■ **Recorded information**:
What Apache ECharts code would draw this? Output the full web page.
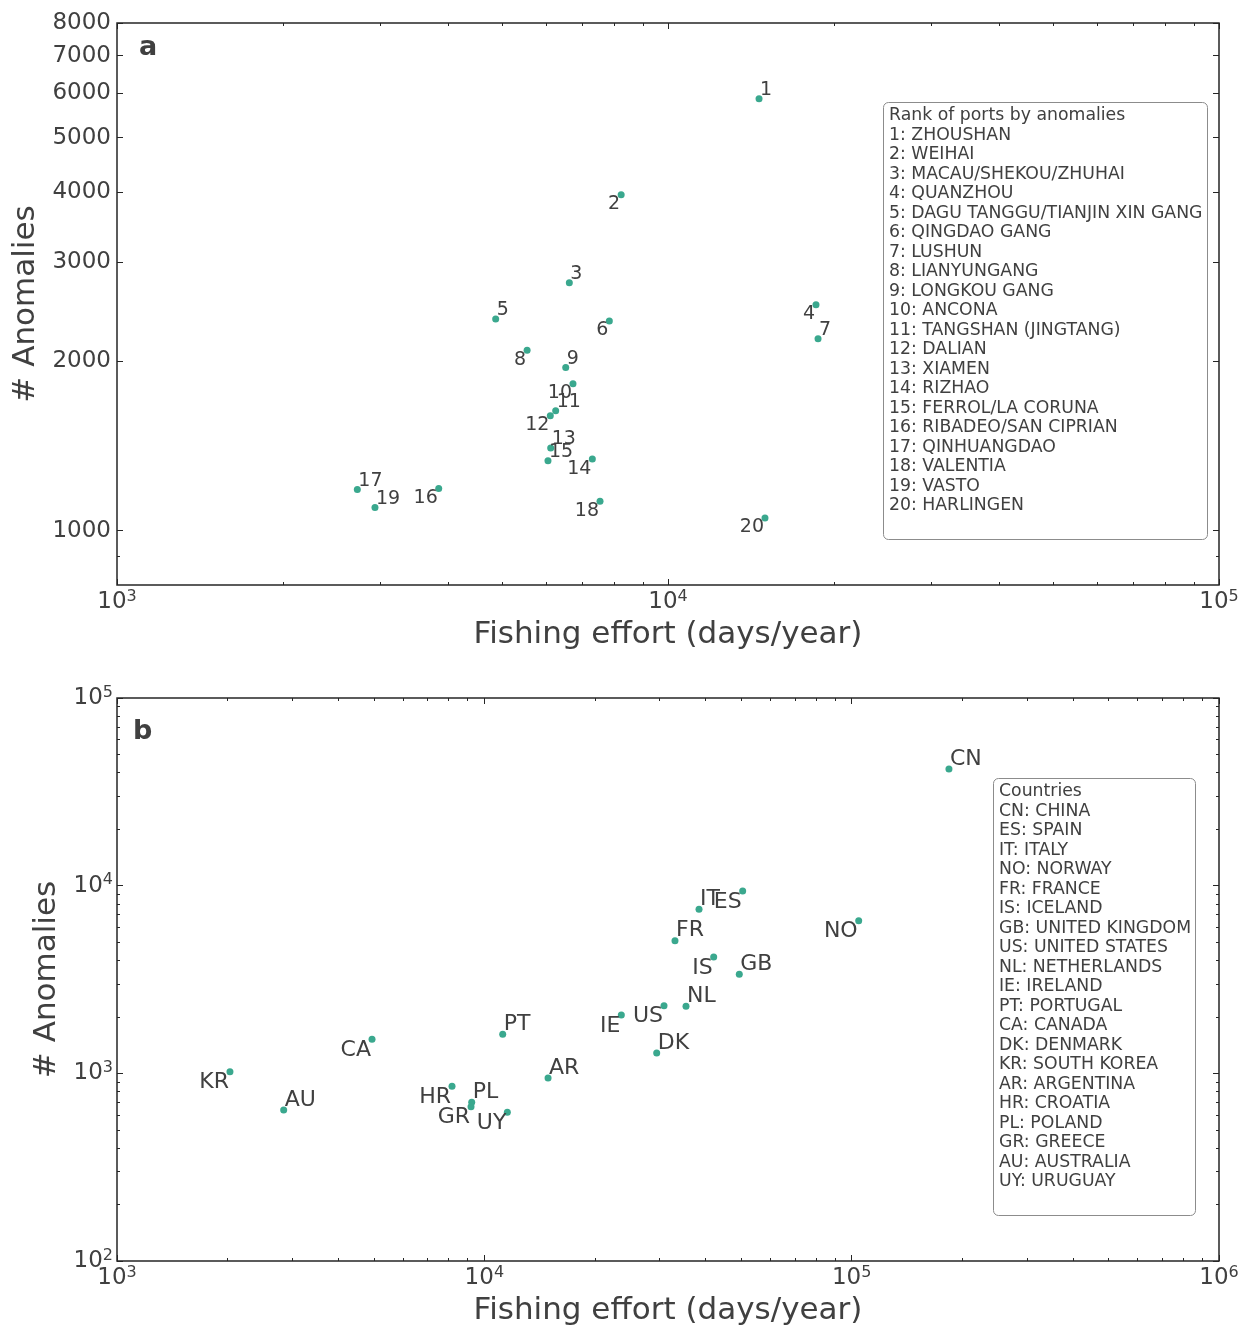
<!DOCTYPE html>
<html>
<head>
<meta charset="utf-8">
<script src="https://cdn.jsdelivr.net/npm/echarts@6/dist/echarts.min.js"></script>
<style>
html,body{margin:0;padding:0;background:#fff;}
#chart{width:1252px;height:1329px;}
</style>
</head>
<body>
<div id="chart"></div>
<script>
// panel a: top 20 ports
const portNames = ["ZHOUSHAN","WEIHAI","MACAU/SHEKOU/ZHUHAI","QUANZHOU","DAGU TANGGU/TIANJIN XIN GANG",
    "QINGDAO GANG","LUSHUN","LIANYUNGANG","LONGKOU GANG","ANCONA","TANGSHAN (JINGTANG)","DALIAN",
    "XIAMEN","RIZHAO","FERROL/LA CORUNA","RIBADEO/SAN CIPRIAN","QINHUANGDAO","VALENTIA","VASTO","HARLINGEN"];
const portEffort = [14630,8222,6621,18560,4867,7826,18720,5550,6522,6723,
    6254,6115,6125,7289,6056,3836,2730,7527,2939,14997];
const portAnomalies = [5866,3957,2759,2521,2380,2360,2193,2094,1950,1824,
    1633,1600,1403,1340,1331,1188,1183,1128,1099,1053];

// panel b: countries
const countryCodes = ["CN","ES","IT","NO","FR","IS","GB","US","NL","IE",
    "PT","CA","DK","KR","AR","HR","PL","GR","AU","UY"];
const countryNames = ["CHINA","SPAIN","ITALY","NORWAY","FRANCE","ICELAND","UNITED KINGDOM","UNITED STATES",
    "NETHERLANDS","IRELAND","PORTUGAL","CANADA","DENMARK","SOUTH KOREA","ARGENTINA","CROATIA",
    "POLAND","GREECE","AUSTRALIA","URUGUAY"];
const countryEffort = [184000,50500,38410,104500,33040,42110,49440,30840,35400,23600,
    11220,4946,29460,2030,14910,8166,9239,9199,2843,11550];
const countryAnomalies = [41840,9367,7482,6507,5089,4169,3371,2293,2276,2046,
    1614,1518,1283,1020,944,853,701,664,638,620];

// axis ranges and tick labels
const portXRange = [1e3, 1e5];
const portYRange = [800, 8000];
const portYTicks = [1000,2000,3000,4000,5000,6000,7000,8000];
const portYMinor = [900];
const countryXRange = [1e3, 1e6];
const countryYRange = [1e2, 1e5];

const font = "'DejaVu Sans', sans-serif";
const ink = "#404040";
const frame = "#262626";
const dotColor = "#3aa88e";

const lg = Math.log10;

function decades(lo, hi) {
    const out = [];
    for (let e = lg(lo); e <= lg(hi) + 1e-9; e++) out.push(e);
    return out;
}
function minorTicks(lo, hi) {
    const out = [];
    for (let e = Math.floor(lg(lo)); e < lg(hi); e++) {
        for (let m = 2; m <= 9; m++) {
            const v = lg(m) + e;
            if (v > lg(lo) + 1e-9 && v < lg(hi) - 1e-9) out.push(v);
        }
    }
    return out;
}

const powLabel = v => "{b|10}{s|" + Math.round(v) + "}";
const powRich = {
    b: {fontSize: 23, fontFamily: font, color: ink, lineHeight: 27},
    s: {fontSize: 16, fontFamily: font, color: ink, verticalAlign: "top", lineHeight: 16}
};
const titleStyle = {fontSize: 31, fontFamily: font, color: ink};

const xAxes = [], yAxes = [];

// decorative tick axis in exponent space
function tickAxis(list, grid, position, range, ticks, len, label, name) {
    const ax = {
        type: "value", gridIndex: grid, position: position,
        min: lg(range[0]), max: lg(range[1]),
        axisLine: {show: false},
        splitLine: {show: false},
        axisTick: {show: true, inside: true, length: len, customValues: ticks,
            lineStyle: {color: frame, width: 1}},
        axisLabel: {show: false}
    };
    if (label) ax.axisLabel = Object.assign({show: true, customValues: ticks}, label);
    if (name) Object.assign(ax, name);
    list.push(ax);
}

function panelAxes(grid, xr, yr, yMajor, yMinor, yLabel, xNameGap, yNameGap) {
    // data axes (log scale)
    const xi = xAxes.length, yi = yAxes.length;
    xAxes.push({type: "log", logBase: 10, gridIndex: grid, min: xr[0], max: xr[1], show: false});
    yAxes.push({type: "log", logBase: 10, gridIndex: grid, min: yr[0], max: yr[1], show: false});

    const xMajor = decades(xr[0], xr[1]);
    const xMinor = minorTicks(xr[0], xr[1]);
    tickAxis(xAxes, grid, "bottom", xr, xMajor, 6,
        {formatter: powLabel, rich: powRich, margin: 4},
        {name: "Fishing effort (days/year)", nameLocation: "middle", nameGap: xNameGap,
         nameTextStyle: titleStyle});
    tickAxis(xAxes, grid, "bottom", xr, xMinor, 3);
    tickAxis(xAxes, grid, "top", xr, xMajor, 6);
    tickAxis(xAxes, grid, "top", xr, xMinor, 3);

    tickAxis(yAxes, grid, "left", yr, yMajor, 6, yLabel,
        {name: "# Anomalies", nameLocation: "middle", nameGap: yNameGap,
         nameTextStyle: titleStyle});
    tickAxis(yAxes, grid, "left", yr, yMinor, 3);
    tickAxis(yAxes, grid, "right", yr, yMajor, 6);
    tickAxis(yAxes, grid, "right", yr, yMinor, 3);
    return [xi, yi];
}

const [ax0, ay0] = panelAxes(0, portXRange, portYRange,
    portYTicks.map(v => lg(v)), portYMinor.map(v => lg(v)),
    {formatter: v => String(Math.round(Math.pow(10, v))), fontSize: 23, fontFamily: font, color: ink, margin: 6},
    34, 74);
const [ax1, ay1] = panelAxes(1, countryXRange, countryYRange,
    decades(countryYRange[0], countryYRange[1]), minorTicks(countryYRange[0], countryYRange[1]),
    {formatter: powLabel, rich: powRich, margin: 4},
    34, 55);

// odd points: label up-right, even: label down-left
function pointLabel(i) {
    return i % 2 === 0
        ? {show: true, position: "inside", align: "left", verticalAlign: "bottom", offset: [1, 1]}
        : {show: true, position: "inside", align: "right", verticalAlign: "top", offset: [-1, 0]};
}

const portData = portEffort.map((x, i) => ({
    name: String(i + 1), value: [x, portAnomalies[i]], label: pointLabel(i)
}));
const countryData = countryEffort.map((x, i) => ({
    name: countryCodes[i], value: [x, countryAnomalies[i]], label: pointLabel(i)
}));

const legendA = ["Rank of ports by anomalies"].concat(portNames.map((n, i) => (i + 1) + ": " + n)).join("\n");
const legendB = ["Countries"].concat(countryCodes.map((c, i) => c + ": " + countryNames[i])).join("\n");

const boxStyle = {
    borderColor: "#8c8c8c", borderWidth: 1, borderRadius: 5, backgroundColor: "#fff",
    textStyle: {fontSize: 17.3, lineHeight: 19.5, fontWeight: "normal", fontFamily: font, color: ink}
};

const chart = echarts.init(document.getElementById("chart"));

chart.setOption({
    animation: false,
    backgroundColor: "#fff",
    textStyle: {fontFamily: font},
    title: [
        {text: "a", left: 139, top: 34, padding: 0,
         textStyle: {fontSize: 27, fontWeight: "bold", fontFamily: font, color: ink}},
        {text: "b", left: 133, top: 718, padding: 0,
         textStyle: {fontSize: 27, fontWeight: "bold", fontFamily: font, color: ink}},
        Object.assign({text: legendA, left: 883, top: 102, padding: [4, 5, 24, 6]}, boxStyle),
        Object.assign({text: legendB, left: 993, top: 778, padding: [4, 5, 24, 6]}, boxStyle)
    ],
    grid: [
        {left: 117, top: 23, width: 1102, height: 562, show: true,
         borderColor: frame, borderWidth: 1.5, backgroundColor: "transparent"},
        {left: 117, top: 698, width: 1102, height: 563, show: true,
         borderColor: frame, borderWidth: 1.5, backgroundColor: "transparent"}
    ],
    xAxis: xAxes,
    yAxis: yAxes,
    series: [
        {type: "scatter", xAxisIndex: ax0, yAxisIndex: ay0, data: portData,
         symbolSize: 7, itemStyle: {color: dotColor, opacity: 1},
         label: {formatter: "{b}", fontSize: 19, fontFamily: font, color: ink}},
        {type: "scatter", xAxisIndex: ax1, yAxisIndex: ay1, data: countryData,
         symbolSize: 7, itemStyle: {color: dotColor, opacity: 1},
         label: {formatter: "{b}", fontSize: 22, fontFamily: font, color: ink}}
    ]
});
</script>
</body>
</html>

■ **Exercise aim**: Write out each line of the listing above, exactly, from its first line to the line holding "1633,1600,1403,1340,1331,1188,1183,1128,1099,1053];", inclusive. Skip the pictures.

■ **Written answer**:
What Apache ECharts code would draw this? Output the full web page.
<!DOCTYPE html>
<html>
<head>
<meta charset="utf-8">
<script src="https://cdn.jsdelivr.net/npm/echarts@6/dist/echarts.min.js"></script>
<style>
html,body{margin:0;padding:0;background:#fff;}
#chart{width:1252px;height:1329px;}
</style>
</head>
<body>
<div id="chart"></div>
<script>
// panel a: top 20 ports
const portNames = ["ZHOUSHAN","WEIHAI","MACAU/SHEKOU/ZHUHAI","QUANZHOU","DAGU TANGGU/TIANJIN XIN GANG",
    "QINGDAO GANG","LUSHUN","LIANYUNGANG","LONGKOU GANG","ANCONA","TANGSHAN (JINGTANG)","DALIAN",
    "XIAMEN","RIZHAO","FERROL/LA CORUNA","RIBADEO/SAN CIPRIAN","QINHUANGDAO","VALENTIA","VASTO","HARLINGEN"];
const portEffort = [14630,8222,6621,18560,4867,7826,18720,5550,6522,6723,
    6254,6115,6125,7289,6056,3836,2730,7527,2939,14997];
const portAnomalies = [5866,3957,2759,2521,2380,2360,2193,2094,1950,1824,
    1633,1600,1403,1340,1331,1188,1183,1128,1099,1053];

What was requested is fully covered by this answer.